Entries with chart source code

..............................

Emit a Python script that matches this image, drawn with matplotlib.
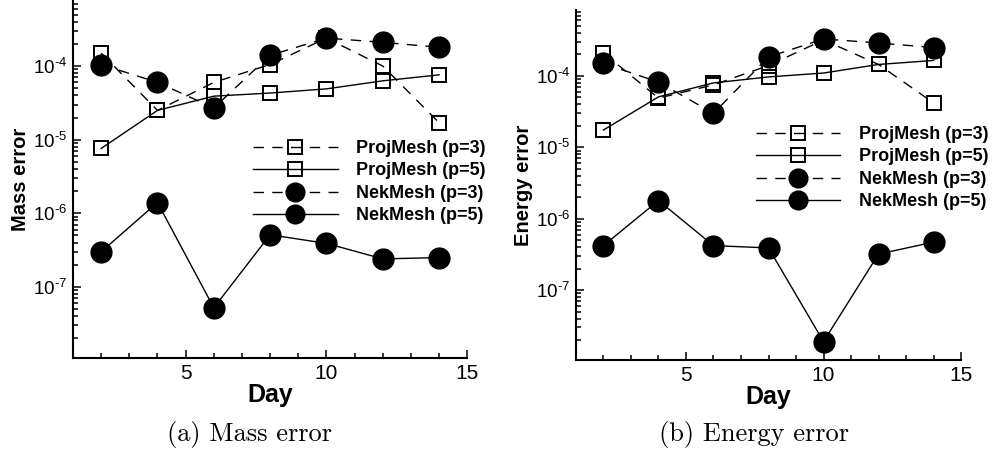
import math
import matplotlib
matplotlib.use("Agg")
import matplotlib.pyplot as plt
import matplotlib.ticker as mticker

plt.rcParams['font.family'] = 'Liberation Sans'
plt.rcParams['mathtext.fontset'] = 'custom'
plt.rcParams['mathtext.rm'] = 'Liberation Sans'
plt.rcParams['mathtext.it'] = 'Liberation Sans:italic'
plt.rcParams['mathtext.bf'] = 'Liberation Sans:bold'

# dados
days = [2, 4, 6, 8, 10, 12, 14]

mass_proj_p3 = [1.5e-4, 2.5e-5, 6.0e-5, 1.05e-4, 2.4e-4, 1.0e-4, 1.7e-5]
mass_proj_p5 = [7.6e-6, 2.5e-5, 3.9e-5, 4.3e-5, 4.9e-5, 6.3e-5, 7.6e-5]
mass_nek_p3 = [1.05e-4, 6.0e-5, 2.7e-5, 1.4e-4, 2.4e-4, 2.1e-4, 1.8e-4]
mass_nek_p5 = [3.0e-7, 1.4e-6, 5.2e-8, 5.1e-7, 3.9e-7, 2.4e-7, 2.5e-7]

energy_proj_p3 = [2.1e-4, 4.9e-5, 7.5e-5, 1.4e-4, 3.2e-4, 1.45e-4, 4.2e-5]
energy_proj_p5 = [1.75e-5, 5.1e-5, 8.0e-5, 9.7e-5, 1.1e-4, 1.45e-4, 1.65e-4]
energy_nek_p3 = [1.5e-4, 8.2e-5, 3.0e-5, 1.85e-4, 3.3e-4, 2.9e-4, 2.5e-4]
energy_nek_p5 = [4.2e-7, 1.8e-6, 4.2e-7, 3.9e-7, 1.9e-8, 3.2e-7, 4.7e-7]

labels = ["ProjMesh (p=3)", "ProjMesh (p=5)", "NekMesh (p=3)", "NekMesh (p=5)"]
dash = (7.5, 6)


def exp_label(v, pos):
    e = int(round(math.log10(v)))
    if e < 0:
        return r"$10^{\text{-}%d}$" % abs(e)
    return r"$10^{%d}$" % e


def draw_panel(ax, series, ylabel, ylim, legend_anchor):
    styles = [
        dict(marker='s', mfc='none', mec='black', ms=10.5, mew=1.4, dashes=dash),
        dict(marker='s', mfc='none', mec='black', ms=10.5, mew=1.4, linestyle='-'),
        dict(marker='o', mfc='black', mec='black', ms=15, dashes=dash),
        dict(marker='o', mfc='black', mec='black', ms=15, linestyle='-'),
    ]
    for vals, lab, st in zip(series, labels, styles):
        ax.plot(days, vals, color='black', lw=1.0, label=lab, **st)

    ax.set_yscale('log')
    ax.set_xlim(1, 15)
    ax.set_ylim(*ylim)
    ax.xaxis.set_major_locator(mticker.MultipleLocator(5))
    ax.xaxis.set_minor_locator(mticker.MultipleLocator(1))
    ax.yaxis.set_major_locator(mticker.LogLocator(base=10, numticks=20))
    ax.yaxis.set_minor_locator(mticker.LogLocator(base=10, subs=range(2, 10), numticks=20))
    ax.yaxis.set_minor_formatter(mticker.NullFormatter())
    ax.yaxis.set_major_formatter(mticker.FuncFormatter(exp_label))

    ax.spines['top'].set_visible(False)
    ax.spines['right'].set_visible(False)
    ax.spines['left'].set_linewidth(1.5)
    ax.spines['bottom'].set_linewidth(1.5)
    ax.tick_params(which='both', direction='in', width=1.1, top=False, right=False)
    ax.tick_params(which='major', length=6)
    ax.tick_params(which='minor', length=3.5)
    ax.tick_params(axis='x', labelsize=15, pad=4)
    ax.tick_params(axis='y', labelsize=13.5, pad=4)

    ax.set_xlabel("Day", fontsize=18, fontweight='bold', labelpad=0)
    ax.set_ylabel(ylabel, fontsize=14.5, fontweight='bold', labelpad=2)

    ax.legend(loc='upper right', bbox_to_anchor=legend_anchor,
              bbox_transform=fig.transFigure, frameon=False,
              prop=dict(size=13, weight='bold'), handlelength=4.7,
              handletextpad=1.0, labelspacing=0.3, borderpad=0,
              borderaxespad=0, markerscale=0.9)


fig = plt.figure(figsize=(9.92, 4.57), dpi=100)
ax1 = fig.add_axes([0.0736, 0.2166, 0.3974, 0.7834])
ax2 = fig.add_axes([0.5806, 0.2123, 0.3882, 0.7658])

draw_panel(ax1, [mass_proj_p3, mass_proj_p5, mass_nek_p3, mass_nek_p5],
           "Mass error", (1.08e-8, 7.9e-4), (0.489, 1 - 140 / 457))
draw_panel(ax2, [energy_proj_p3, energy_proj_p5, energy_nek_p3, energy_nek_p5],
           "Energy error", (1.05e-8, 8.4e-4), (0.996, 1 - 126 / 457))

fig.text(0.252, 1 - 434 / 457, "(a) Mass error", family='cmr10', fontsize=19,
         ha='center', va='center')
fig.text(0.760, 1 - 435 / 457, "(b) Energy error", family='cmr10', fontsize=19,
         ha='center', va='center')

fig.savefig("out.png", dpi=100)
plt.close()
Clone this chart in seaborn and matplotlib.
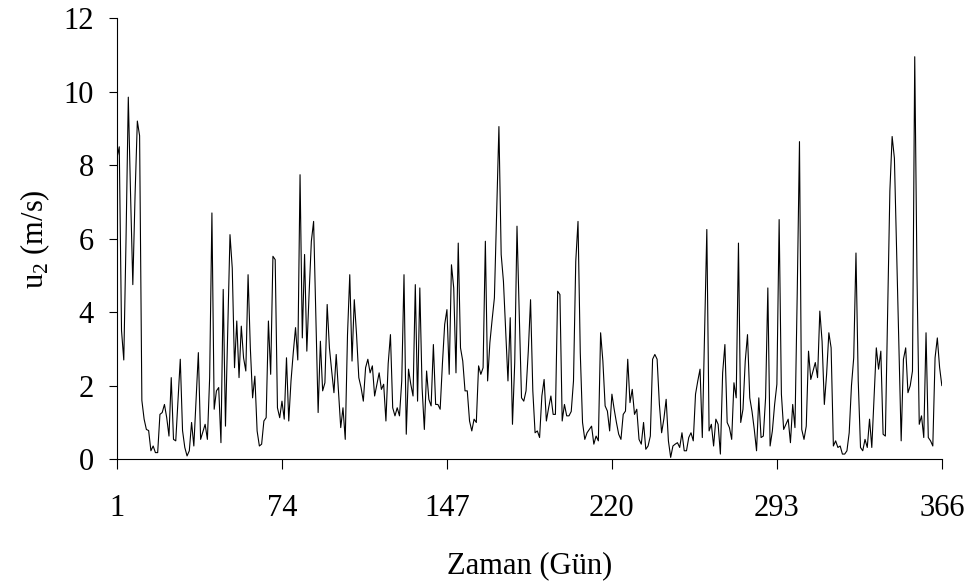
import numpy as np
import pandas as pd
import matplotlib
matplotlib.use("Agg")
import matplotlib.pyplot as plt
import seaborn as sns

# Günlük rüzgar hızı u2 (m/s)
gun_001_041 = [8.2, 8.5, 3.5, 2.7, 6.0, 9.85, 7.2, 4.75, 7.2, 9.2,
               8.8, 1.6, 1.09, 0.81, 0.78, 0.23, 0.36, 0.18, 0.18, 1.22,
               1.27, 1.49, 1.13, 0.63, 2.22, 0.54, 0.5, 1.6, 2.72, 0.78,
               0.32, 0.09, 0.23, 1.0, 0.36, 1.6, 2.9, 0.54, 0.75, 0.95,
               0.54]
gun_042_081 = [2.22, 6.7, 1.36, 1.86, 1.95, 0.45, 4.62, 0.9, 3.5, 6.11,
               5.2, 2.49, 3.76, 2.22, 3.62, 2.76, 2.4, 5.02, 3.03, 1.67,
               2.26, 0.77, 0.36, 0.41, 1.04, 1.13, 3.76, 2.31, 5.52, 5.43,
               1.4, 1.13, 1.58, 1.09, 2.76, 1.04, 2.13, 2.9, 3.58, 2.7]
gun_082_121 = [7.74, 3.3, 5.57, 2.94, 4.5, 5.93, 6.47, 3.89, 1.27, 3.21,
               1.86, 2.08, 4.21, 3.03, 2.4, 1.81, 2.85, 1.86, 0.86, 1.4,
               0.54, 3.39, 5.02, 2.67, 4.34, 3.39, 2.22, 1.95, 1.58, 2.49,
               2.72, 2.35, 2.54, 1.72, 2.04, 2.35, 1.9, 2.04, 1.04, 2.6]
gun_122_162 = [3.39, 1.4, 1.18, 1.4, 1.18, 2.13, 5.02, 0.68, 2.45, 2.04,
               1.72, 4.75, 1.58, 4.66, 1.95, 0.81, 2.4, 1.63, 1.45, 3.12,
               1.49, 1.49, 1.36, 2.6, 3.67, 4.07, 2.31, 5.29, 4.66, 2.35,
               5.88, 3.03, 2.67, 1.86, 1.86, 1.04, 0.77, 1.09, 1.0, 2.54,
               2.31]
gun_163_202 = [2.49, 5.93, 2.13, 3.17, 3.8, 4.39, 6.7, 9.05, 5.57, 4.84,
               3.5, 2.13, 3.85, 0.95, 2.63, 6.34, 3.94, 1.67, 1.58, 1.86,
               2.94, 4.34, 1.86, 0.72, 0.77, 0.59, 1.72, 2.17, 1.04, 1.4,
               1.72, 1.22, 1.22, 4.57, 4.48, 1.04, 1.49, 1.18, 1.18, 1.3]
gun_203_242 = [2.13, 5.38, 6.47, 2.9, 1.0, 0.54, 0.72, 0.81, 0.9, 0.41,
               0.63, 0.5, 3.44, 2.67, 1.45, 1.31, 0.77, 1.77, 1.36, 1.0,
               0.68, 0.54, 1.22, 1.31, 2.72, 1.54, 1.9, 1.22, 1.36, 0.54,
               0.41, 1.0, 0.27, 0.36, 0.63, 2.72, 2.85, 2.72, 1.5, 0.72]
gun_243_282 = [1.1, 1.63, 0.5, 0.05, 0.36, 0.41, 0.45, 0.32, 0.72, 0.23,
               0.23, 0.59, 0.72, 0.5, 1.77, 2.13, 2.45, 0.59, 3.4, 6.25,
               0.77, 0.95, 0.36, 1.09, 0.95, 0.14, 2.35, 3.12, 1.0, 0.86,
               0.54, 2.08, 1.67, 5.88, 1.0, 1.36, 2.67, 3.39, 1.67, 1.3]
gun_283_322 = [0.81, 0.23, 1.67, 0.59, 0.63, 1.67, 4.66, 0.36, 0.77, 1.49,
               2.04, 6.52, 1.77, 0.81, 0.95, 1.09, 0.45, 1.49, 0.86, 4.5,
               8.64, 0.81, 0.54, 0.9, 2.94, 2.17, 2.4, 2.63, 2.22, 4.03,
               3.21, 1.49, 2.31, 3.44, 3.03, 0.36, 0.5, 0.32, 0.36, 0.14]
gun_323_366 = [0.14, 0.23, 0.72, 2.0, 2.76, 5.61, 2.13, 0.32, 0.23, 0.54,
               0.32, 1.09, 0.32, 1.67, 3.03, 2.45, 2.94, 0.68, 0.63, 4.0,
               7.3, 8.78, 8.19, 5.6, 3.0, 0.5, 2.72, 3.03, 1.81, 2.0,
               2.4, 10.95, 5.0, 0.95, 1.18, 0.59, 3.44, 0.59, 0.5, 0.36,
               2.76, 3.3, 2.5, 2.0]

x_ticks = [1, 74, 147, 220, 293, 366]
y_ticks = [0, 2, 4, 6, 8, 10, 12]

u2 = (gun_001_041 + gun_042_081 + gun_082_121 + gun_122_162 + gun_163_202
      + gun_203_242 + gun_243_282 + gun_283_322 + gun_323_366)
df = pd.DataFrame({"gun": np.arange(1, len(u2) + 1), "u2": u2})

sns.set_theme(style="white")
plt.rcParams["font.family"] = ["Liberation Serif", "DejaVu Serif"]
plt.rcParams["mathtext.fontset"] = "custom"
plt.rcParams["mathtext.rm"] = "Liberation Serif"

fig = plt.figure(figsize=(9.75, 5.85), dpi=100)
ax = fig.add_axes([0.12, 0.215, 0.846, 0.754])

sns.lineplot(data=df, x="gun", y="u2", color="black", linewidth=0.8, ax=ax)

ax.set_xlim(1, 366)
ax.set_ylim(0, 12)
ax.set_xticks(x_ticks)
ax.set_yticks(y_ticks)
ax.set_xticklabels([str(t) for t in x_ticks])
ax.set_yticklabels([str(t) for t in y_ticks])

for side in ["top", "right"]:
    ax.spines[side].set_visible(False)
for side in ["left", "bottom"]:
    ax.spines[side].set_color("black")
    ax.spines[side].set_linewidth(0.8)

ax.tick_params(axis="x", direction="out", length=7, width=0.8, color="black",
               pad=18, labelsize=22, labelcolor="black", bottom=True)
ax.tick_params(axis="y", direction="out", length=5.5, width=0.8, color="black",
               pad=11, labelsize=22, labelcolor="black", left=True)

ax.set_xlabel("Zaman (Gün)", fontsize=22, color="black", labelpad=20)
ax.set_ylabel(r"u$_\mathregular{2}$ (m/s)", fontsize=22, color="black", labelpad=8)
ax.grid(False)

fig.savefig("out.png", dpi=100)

..............................

Description of the task ▸ Print the data above verbatim from the first line through the line holding "import matplotlib.ticker as mticker", leaving every picture out.

Full answer ▸
Emit a Python script that matches this image, drawn with matplotlib.
import math
import matplotlib
matplotlib.use("Agg")
import matplotlib.pyplot as plt
import matplotlib.ticker as mticker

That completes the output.